= Task requirements =
Exclude the pictures, then copy word for word the lines running from the beginning of the records through the line with "const tickLabels = [15, 20, 25];".
* * * * * * *
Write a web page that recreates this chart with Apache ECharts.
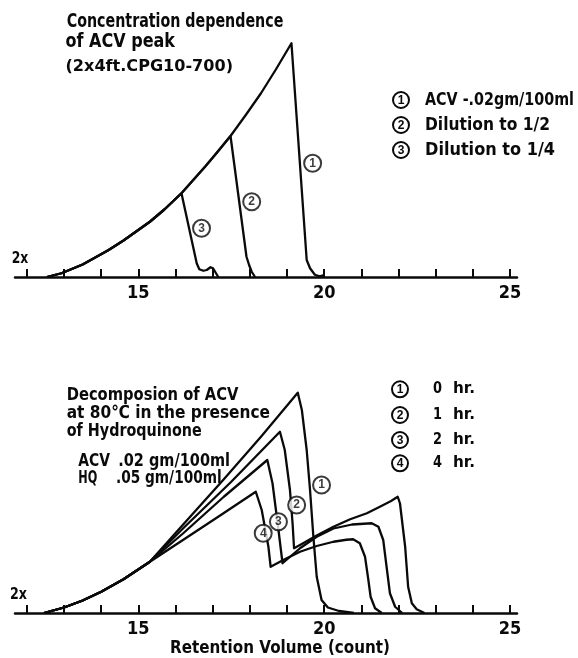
<!DOCTYPE html>
<html>
<head>
<meta charset="utf-8">
<script src="https://cdn.jsdelivr.net/npm/echarts@6/dist/echarts.min.js"></script>
<style>
  html, body { margin: 0; padding: 0; background: #fff; }
  #chart { width: 578px; height: 658px; }
</style>
</head>
<body>
<div id="chart"></div>
<script>
// ---- Axis ticks and labels (retention volume, counts) ----
const tickValues = [12, 13, 14, 15, 16, 17, 18, 19, 20, 21, 22, 23, 24, 25];
const tickLabels = [15, 20, 25];

// ---- Upper panel: concentration dependence of the ACV peak ----
// [retention volume, detector response]
const concRise = [[12.54,0],[12.93,1.5],[13.5,5],[13.96,8.8],[14.2,10.8],[14.6,14.6],[15.31,22.1],[15.7,27],[16.16,33.5],[16.8,44.2],
  [17.1,49.5],[17.48,56.4],[17.9,65],[18.3,73.5],[18.7,83],[19.12,93.5]];
const conc1Fall = [[19.53,6.8],[19.62,3.5],[19.75,0.9],[19.88,0.3],[19.95,0.6],[20.0,0]];
const conc2Fall = [[17.91,8.1],[17.98,4.8],[18.05,2.1],[18.14,0]];
const conc3Fall = [[16.57,5.5],[16.64,3.1],[16.75,2.5],[16.84,2.8],[16.94,3.9],[17.01,3.5],[17.15,0]];
const concPeaks = [19.12, 17.48, 16.16];
const concMarks = [[19.69,45.5,'1'],[18.05,30.1,'2'],[16.70,19.5,'3']];

// ---- Lower panel: decomposition at 80 C with hydroquinone ----
const decompRise = [[12.46,0],[13,2.2],[13.5,5],[14,8.5],[14.6,13.5],[15.31,20.5]];
const hr0 = [[16.2,35.3],[17.3,53.5],[18.3,70.5],[19.29,88.1],
  [19.40,81.2],[19.53,65.2],[19.62,49.2],[19.71,30.5],[19.80,14.5],[19.93,5.2],[20.1,2.2],[20.4,0.8],[20.8,0]];
const hr1 = [[16.2,33.8],[17.5,52.5],[18.81,72.5],
  [18.94,65.2],[19.08,49.2],[19.15,35.9],[19.19,25.9],
  [19.35,27.2],[19.8,31],[20.25,34.5],[20.7,37.5],[21.15,39.9],[21.5,42.5],[21.8,44.8],[21.98,46.5],
  [22.04,43.9],[22.18,26.5],[22.26,10.5],[22.36,3.9],[22.49,1.5],[22.7,0]];
const hr2 = [[16.2,31.8],[17.3,46.5],[18.47,61.2],
  [18.61,51.9],[18.76,34.5],[18.88,19.9],
  [19.35,25.9],[19.8,30.5],[20.25,33.8],[20.75,35.4],[21.28,35.9],
  [21.46,34.5],[21.59,29.2],[21.68,18.5],[21.77,7.9],[21.91,2.5],[22.1,0]];
const hr4 = [[16.2,29.2],[17.2,39],[18.16,48.5],
  [18.32,41.2],[18.5,26.5],[18.56,18.5],
  [18.9,21.2],[19.35,24.5],[19.8,26.8],[20.25,28.5],[20.6,29.3],[20.78,29.5],
  [20.96,27.9],[21.1,22.5],[21.19,13.2],[21.25,6.5],[21.37,1.9],[21.55,0]];
const hrMarks = [[19.93,51.2,'1'],[19.26,43.2,'2'],[18.77,36.5,'3'],[18.36,31.9,'4']];

// ---- Text blocks ----
const concTitle = ['Concentration dependence', 'of ACV peak', '(2x4ft.CPG10-700)'];
const concLegend = [['1', 'ACV -.02gm/100ml'], ['2', 'Dilution to 1/2'], ['3', 'Dilution to 1/4']];
const decompTitle = ['Decomposion of ACV', 'at 80\u2103 in the presence', 'of Hydroquinone'];
const decompConc = [['ACV', '.02 gm/100ml'], ['HQ', '.05 gm/100ml']];
const decompLegend = [['1', '0', 'hr.'], ['2', '1', 'hr.'], ['3', '2', 'hr.'], ['4', '4', 'hr.']];
const scaleNote = '2x';
const xName = 'Retention Volume (count)';

const INK = '#0a0a0a';
const FAMILY = '"DejaVu Sans"';
const NARROW = '"Liberation Sans Narrow", "DejaVu Sans Condensed", "Liberation Sans"';

// rising branch up to a given peak, shared by the traces of one panel
function upTo(rise, xPeak) { return rise.filter(p => p[0] <= xPeak); }

function xAxisFor(grid) {
  return {
    type: 'value', gridIndex: grid, min: 11.68, max: 25.19,
    splitLine: { show: false },
    axisLine: { onZero: false, lineStyle: { color: INK, width: 2.5 } },
    axisTick: { inside: true, length: 8, customValues: tickValues, lineStyle: { color: INK, width: 2 } },
    axisLabel: { customValues: tickLabels, color: INK, fontSize: 18, fontWeight: 'bold', fontFamily: NARROW, margin: 7 }
  };
}
function yAxisFor(grid) {
  return { type: 'value', gridIndex: grid, min: 0, max: 100, show: false };
}
function trace(data, grid) {
  return {
    type: 'line', xAxisIndex: grid, yAxisIndex: grid, data: data,
    symbol: 'none', silent: true, animation: false,
    lineStyle: { color: INK, width: 2.3, join: 'round' }, z: 2
  };
}
function marks(data, grid) {
  return {
    type: 'scatter', xAxisIndex: grid, yAxisIndex: grid, data: data,
    symbol: 'circle', symbolSize: 17, silent: true, animation: false, z: 5,
    itemStyle: { color: '#fff', borderColor: INK, borderWidth: 2 },
    label: { show: true, position: 'inside', formatter: p => p.value[2],
      color: INK, fontSize: 12, fontWeight: 'bold', fontFamily: '"Liberation Sans"' }
  };
}

// text stretched horizontally so that it spans x0..x1
const measure = document.createElement('canvas').getContext('2d');
function fitText(s, x0, x1, cy, size) {
  const font = 'bold ' + size + 'px ' + FAMILY;
  measure.font = font;
  const w = measure.measureText(s).width;
  return { type: 'text', x: x0, y: cy, scaleX: (x1 - x0) / w,
    style: { text: s, font: font, fill: INK, align: 'left', verticalAlign: 'middle' } };
}
function circled(cx, cy, n) {
  return [
    { type: 'circle', shape: { cx: cx, cy: cy, r: 8 }, style: { fill: '#fff', stroke: INK, lineWidth: 2 } },
    { type: 'text', x: cx, y: cy + 0.5, style: { text: n, fill: INK, font: 'bold 12px "Liberation Sans"', align: 'center', verticalAlign: 'middle' } }
  ];
}

const graphics = [];
// upper panel notes
graphics.push(fitText(concTitle[0], 66.7, 283.3, 21.7, 19));
graphics.push(fitText(concTitle[1], 65.5, 175, 41.7, 19));
graphics.push(fitText(concTitle[2], 65.5, 233, 66.7, 16));
const concLegendEnd = [574, 550, 555];
concLegend.forEach((r, i) => {
  const y = 100 + i * 25;
  graphics.push(...circled(401, y, r[0]));
  graphics.push(fitText(r[1], 425, concLegendEnd[i], y, 18));
});
// lower panel notes
const decompTitleEnd = [238.3, 270, 201.7];
decompTitle.forEach((s, i) => graphics.push(fitText(s, 66.7, decompTitleEnd[i], [395, 413.3, 431.7][i], 18)));
graphics.push(fitText(decompConc[0][0], 78.3, 110, 461.7, 17));
graphics.push(fitText(decompConc[0][1], 118.3, 230, 461.7, 17));
graphics.push(fitText(decompConc[1][0], 78.3, 97.3, 478.3, 17));
graphics.push(fitText(decompConc[1][1], 116, 221.7, 478.3, 17));
const legendRows = [389.3, 415, 440, 463.3];
decompLegend.forEach((r, i) => {
  const y = legendRows[i];
  graphics.push(...circled(400, y, r[0]));
  graphics.push(fitText(r[1], 433, 442, y, 16));
  graphics.push(fitText(r[2], 453, 475, y, 16));
});
graphics.push(fitText(scaleNote, 11.7, 28.3, 259, 16));
graphics.push(fitText(scaleNote, 10, 27, 595, 16));
graphics.push(fitText(xName, 170, 390, 649, 17));

const chart = echarts.init(document.getElementById('chart'), null, { renderer: 'canvas' });
chart.setOption({
  backgroundColor: '#fff',
  animation: false,
  grid: [
    { left: 15, right: 61, top: 27, height: 250 },
    { left: 15, right: 61, top: 363, height: 250 }
  ],
  xAxis: [xAxisFor(0), xAxisFor(1)],
  yAxis: [yAxisFor(0), yAxisFor(1)],
  series: [
    trace(upTo(concRise, concPeaks[0]).concat(conc1Fall), 0),
    trace(upTo(concRise, concPeaks[1]).concat(conc2Fall), 0),
    trace(upTo(concRise, concPeaks[2]).concat(conc3Fall), 0),
    marks(concMarks, 0),
    trace(decompRise.concat(hr0), 1),
    trace(decompRise.concat(hr1), 1),
    trace(decompRise.concat(hr2), 1),
    trace(decompRise.concat(hr4), 1),
    marks(hrMarks, 1)
  ],
  graphic: graphics
});
</script>
</body>
</html>
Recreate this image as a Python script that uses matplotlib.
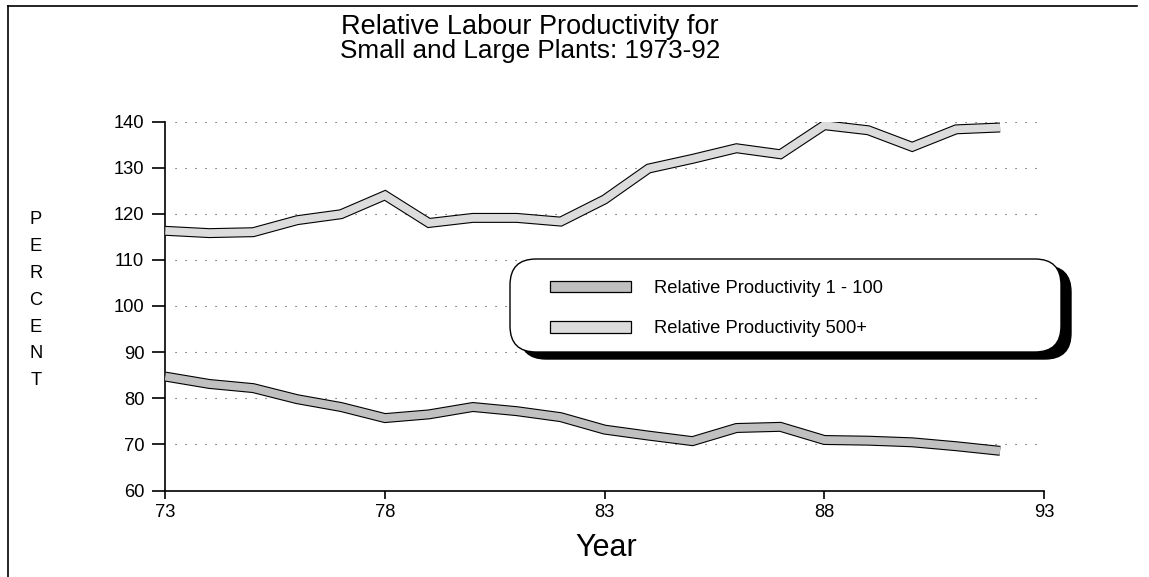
* * * * * * *
= Result for this exercise =
Write a web page that recreates this chart with Apache ECharts.
<!DOCTYPE html>
<html>
<head>
<meta charset="utf-8">
<script src="https://cdn.jsdelivr.net/npm/echarts@6/dist/echarts.min.js"></script>
<style>
  html, body { margin: 0; padding: 0; background: #fff; }
  #chart { width: 578px; height: 658px; }
</style>
</head>
<body>
<div id="chart"></div>
<script>
// ---- Axis ticks and labels (retention volume, counts) ----
const tickValues = [12, 13, 14, 15, 16, 17, 18, 19, 20, 21, 22, 23, 24, 25];
const tickLabels = [15, 20, 25];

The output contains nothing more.